Youness Lachhab

Personal information
- Full name: Youness Lachhab Didi
- Date of birth: 23 April 1999 (age 27)
- Place of birth: El Palmar, Spain
- Height: 1.92 m (6 ft 4 in)
- Position: Midfielder

Team information
- Current team: Oviedo

Youth career
- 2011–2017: Murcia
- 2018: Almería

Senior career*
- Years: Team / Apps / (Gls)
- 2017–2018: Murcia B / 17 / (1)
- 2018–2020: Almería B / 40 / (0)
- 2020: → Al-Kawkab (loan) / 3 / (0)
- 2020–2021: Murcia / 20 / (0)
- 2021–2023: Granada B / 55 / (2)
- 2023–2025: Eldense / 22 / (1)
- 2025–2026: Ceuta / 52 / (3)
- 2026–: Oviedo / 0 / (0)

International career
- 2018: Morocco U20 / 1 / (0)

= Youness Lachhab =

Moroccan footballer (born 1998)

Youness Lachhab Didi (born 23 April 1999) is a Moroccan footballer who plays as a midfielder for club Real Oviedo.

==Club career==
Born in El Palmar, Region of Murcia to Moroccan parents, Lachhab was a Real Murcia youth graduate. He made his senior debut with the reserves on 9 April 2017, playing the last 13 minutes in a 0–0 Tercera División away draw against El Palmar CF.

Lachhab scored his first senior goal on 10 September 2017, netting the B's second in a 3–2 home loss to Lorca FC B. In January of the following year, he moved to UD Almería and returned to the youth setup.

On 18 June 2020, after two seasons with Almería's B-team, Lachhab returned to Murcia and was assigned to the main squad in Segunda División B. On 26 August 2021, he moved to another reserve team, Club Recreativo Granada in Segunda División RFEF.
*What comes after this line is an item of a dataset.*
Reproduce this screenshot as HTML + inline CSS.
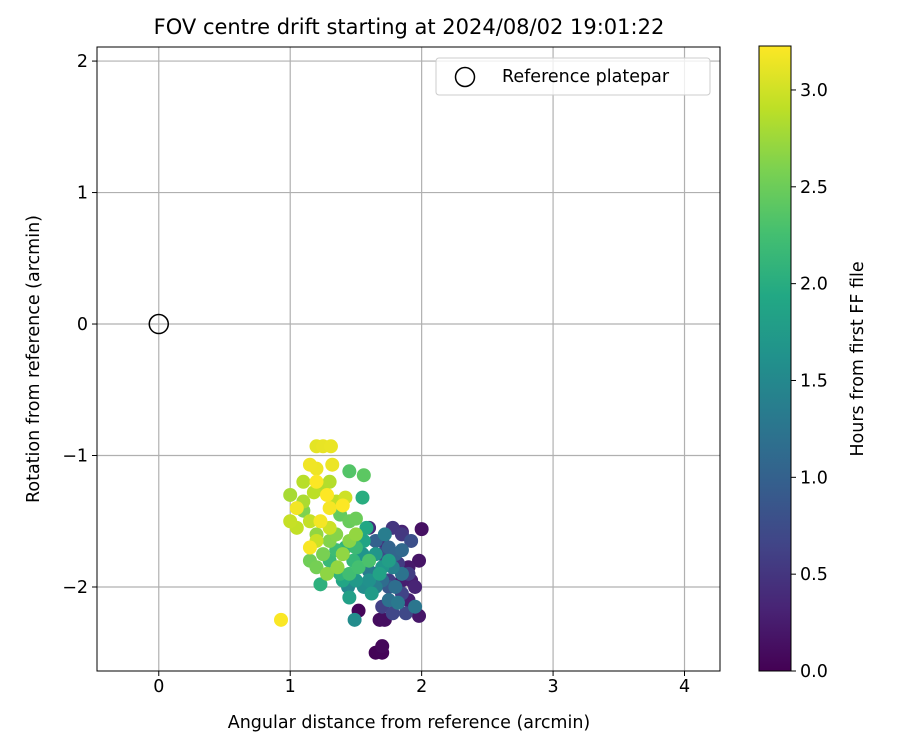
<!DOCTYPE html>
<html><head><meta charset="utf-8">
<style>
body{margin:0;background:#fff;}
svg{display:block;font-family:"DejaVu Sans","Liberation Sans",sans-serif;}
</style></head>
<body>
<svg id="chart" width="900" height="750" viewBox="0 0 900 750">
<defs>
<linearGradient id="vir" x1="0" y1="1" x2="0" y2="0">
<stop offset="0" stop-color="#440154"/><stop offset="0.1" stop-color="#482475"/><stop offset="0.2" stop-color="#414487"/><stop offset="0.3" stop-color="#355f8d"/><stop offset="0.4" stop-color="#2a788e"/><stop offset="0.5" stop-color="#21918c"/><stop offset="0.6" stop-color="#22a884"/><stop offset="0.7" stop-color="#44bf70"/><stop offset="0.8" stop-color="#7ad151"/><stop offset="0.9" stop-color="#bddf26"/><stop offset="1" stop-color="#fde725"/>
</linearGradient>
<clipPath id="plotclip"><rect x="97" y="47" width="623" height="624"/></clipPath>
</defs>
<text x="409" y="34" font-size="21" text-anchor="middle">FOV centre drift starting at 2024/08/02 19:01:22</text>
<g id="grid"></g>
<g id="points" clip-path="url(#plotclip)"></g>
<circle id="refpt" r="9.5" fill="none" stroke="#000" stroke-width="1.5"/>
<rect x="97" y="47" width="623" height="624" fill="none" stroke="#000" stroke-width="1"/>
<g id="xticks"></g>
<g id="yticks"></g>
<text x="409" y="728" font-size="17.5" text-anchor="middle">Angular distance from reference (arcmin)</text>
<text transform="translate(39,359) rotate(-90)" font-size="17.5" text-anchor="middle">Rotation from reference (arcmin)</text>
<g>
<rect x="436" y="58" width="274" height="37" rx="3" fill="#fff" fill-opacity="0.8" stroke="#ccc"/>
<circle cx="465" cy="77" r="9.5" fill="none" stroke="#000" stroke-width="1.5"/>
<text x="502" y="82" font-size="17.5">Reference platepar</text>
</g>
<rect x="759" y="46" width="32" height="625" fill="url(#vir)" stroke="#000" stroke-width="1"/>
<g id="cticks"></g>
<text transform="translate(863,359) rotate(-90)" font-size="17.5" text-anchor="middle">Hours from first FF file</text>
</svg>
<script>
const xTicks=[0,1,2,3,4];
const yTicks=[-2,-1,0,1,2];
const cTicks=[0.0,0.5,1.0,1.5,2.0,2.5,3.0];
const refX=[0];
const refY=[0];
const ptX=[1.52,1.65,1.70,1.70,1.68,1.72,2.00,1.98,1.98,1.90,1.85,1.92,1.90,1.85,1.95,
1.60,1.70,1.78,1.85,1.82,1.90,1.75,1.70,1.85,1.78,1.88,1.70,1.92,1.65,1.75,
1.65,1.75,1.80,1.85,1.70,1.80,1.75,1.85,1.95,1.82,1.60,1.72,1.65,1.78,
1.44,1.49,1.56,1.60,1.55,1.65,1.70,1.50,1.62,1.75,1.45,1.68,1.56,1.40,1.58,
1.55,1.23,1.38,1.42,1.48,1.30,1.50,1.35,1.45,1.52,1.60,
1.45,1.56,1.38,1.45,1.50,1.15,1.20,1.25,1.10,1.30,1.35,1.45,1.28,1.40,1.20,1.36,1.50,
1.00,1.10,1.25,1.30,1.10,1.18,1.35,1.05,1.15,1.00,1.20,1.30,1.42,
1.20,1.25,1.31,1.32,1.20,1.15,1.05,1.23,1.30,1.15,0.93,1.40,1.20,1.28];
const ptY=[-2.18,-2.50,-2.50,-2.45,-2.25,-2.25,-1.56,-1.80,-2.22,-1.85,-1.95,-1.95,-2.10,-1.58,-2.00,
-1.55,-1.65,-1.55,-1.60,-1.82,-1.90,-1.95,-2.15,-2.05,-2.20,-2.20,-1.75,-1.65,-1.90,-2.00,
-1.65,-1.70,-1.75,-1.72,-1.95,-2.00,-2.10,-1.90,-2.15,-2.12,-1.88,-1.60,-2.00,-1.85,
-2.00,-2.25,-2.00,-1.95,-1.75,-1.75,-1.85,-1.95,-2.05,-1.80,-2.08,-1.90,-1.65,-1.95,-1.55,
-1.32,-1.98,-1.90,-1.70,-1.80,-1.80,-1.70,-1.72,-1.90,-1.85,-1.80,
-1.12,-1.15,-1.45,-1.50,-1.48,-1.80,-1.85,-1.75,-1.42,-1.65,-1.60,-1.65,-1.90,-1.75,-1.60,-1.85,-1.60,
-1.30,-1.35,-1.25,-1.20,-1.20,-1.28,-1.35,-1.55,-1.50,-1.50,-1.65,-1.55,-1.32,
-0.93,-0.93,-0.93,-1.07,-1.10,-1.07,-1.40,-1.50,-1.40,-1.70,-2.25,-1.38,-1.20,-1.30];
const ptT=[0.05,0.02,0.03,0.06,0.10,0.12,0.15,0.18,0.20,0.22,0.25,0.27,0.28,0.30,0.32,
0.40,0.45,0.50,0.52,0.55,0.58,0.60,0.62,0.65,0.68,0.70,0.75,0.78,0.82,0.88,
1.00,1.03,1.06,1.10,1.13,1.16,1.20,1.23,1.26,1.30,1.33,1.36,1.38,1.40,
1.50,1.55,1.58,1.62,1.65,1.68,1.70,1.73,1.76,1.80,1.82,1.85,1.88,1.90,1.92,
2.00,2.05,2.08,2.10,2.13,2.16,2.18,2.20,2.23,2.26,2.30,
2.35,2.40,2.45,2.48,2.50,2.52,2.55,2.57,2.60,2.62,2.64,2.66,2.68,2.69,2.70,2.70,2.70,
2.80,2.82,2.84,2.86,2.88,2.90,2.92,2.93,2.94,2.95,2.97,2.98,2.99,
3.10,3.12,3.13,3.14,3.15,3.16,3.17,3.18,3.19,3.20,3.21,3.22,3.22,3.23];
const X0=97,X1=720,XMIN=-0.47,XMAX=4.27,Y0=47,Y1=671,YMIN=-2.639,YMAX=2.107,CMIN=0,CMAX=3.227;
const sx=v=>X0+(v-XMIN)/(XMAX-XMIN)*(X1-X0);
const sy=v=>Y1-(v-YMIN)/(YMAX-YMIN)*(Y1-Y0);
const sc=v=>671-(v-CMIN)/(CMAX-CMIN)*625;
const NS='http://www.w3.org/2000/svg';
const vir=[[68,1,84],[72,36,117],[65,68,135],[53,95,141],[42,120,142],[33,145,140],[34,168,132],[68,191,112],[122,209,81],[189,223,38],[253,231,37]];
function color(t){let f=Math.max(0,Math.min(1,(t-CMIN)/(CMAX-CMIN)))*10;let i=Math.min(9,Math.floor(f)),r=f-i;
const a=vir[i],b=vir[i+1];return 'rgb('+a.map((c,k)=>Math.round(c+(b[k]-c)*r)).join(',')+')';}
function mk(tag,attrs,parent){const e=document.createElementNS(NS,tag);for(const k in attrs)e.setAttribute(k,attrs[k]);parent.appendChild(e);return e;}
const grid=document.getElementById('grid'),xt=document.getElementById('xticks'),yt=document.getElementById('yticks'),ct=document.getElementById('cticks');
xTicks.forEach(v=>{const x=sx(v);
const g=mk('line',{x1:x,x2:x,y1:Y0,y2:Y1,stroke:'#b0b0b0','stroke-width':1.2},grid);

const t=mk('line',{x1:x,x2:x,y1:Y1,y2:Y1+5,stroke:'#000'},xt);

const l=mk('text',{x:x,y:Y1+21,'font-size':17.5,'text-anchor':'middle'},xt);l.textContent=String(v);
});
yTicks.forEach(v=>{const y=sy(v);
const g=mk('line',{x1:X0,x2:X1,y1:y,y2:y,stroke:'#b0b0b0','stroke-width':1.2},grid);

const t=mk('line',{x1:X0-5,x2:X0,y1:y,y2:y,stroke:'#000'},yt);

const l=mk('text',{x:X0-9,y:y+6,'font-size':17.5,'text-anchor':'end'},yt);l.textContent=v<0?'\u2212'+Math.abs(v):String(v);
});
cTicks.forEach(v=>{const y=sc(v);
const t=mk('line',{x1:791,x2:796,y1:y,y2:y,stroke:'#000'},ct);

const l=mk('text',{x:800,y:y+6,'font-size':17.5},ct);l.textContent=v.toFixed(1);
});
const pts=document.getElementById('points');
ptT.map((t,i)=>i).sort((a,b)=>ptT[a]-ptT[b]).forEach(i=>{
const c=mk('circle',{cx:sx(ptX[i]),cy:sy(ptY[i]),r:7,fill:color(ptT[i])},pts);
});
const rp=document.getElementById('refpt');rp.setAttribute('cx',sx(refX[0]));rp.setAttribute('cy',sy(refY[0]));
</script>
</body></html>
On 14 July 2023, Lachhab signed a two-year contract with CD Eldense, newly-promoted to Segunda División. He made his professional debut on 13 August, coming on as a second-half substitute for David Timor in a 1–0 away win over FC Cartagena.

Lacchab scored his first professional goal on 23 October 2024, netting his side's second in a 3–2 home loss to Real Zaragoza. The following 17 January, he was transferred to Primera Federación side AD Ceuta FC.

Lacchab helped the Caballas to achieve a promotion to the second division, and subsequently established himself as a regular starter for the club. On 2 June 2026, he signed a two-year contract with Real Oviedo, recently relegated to division two.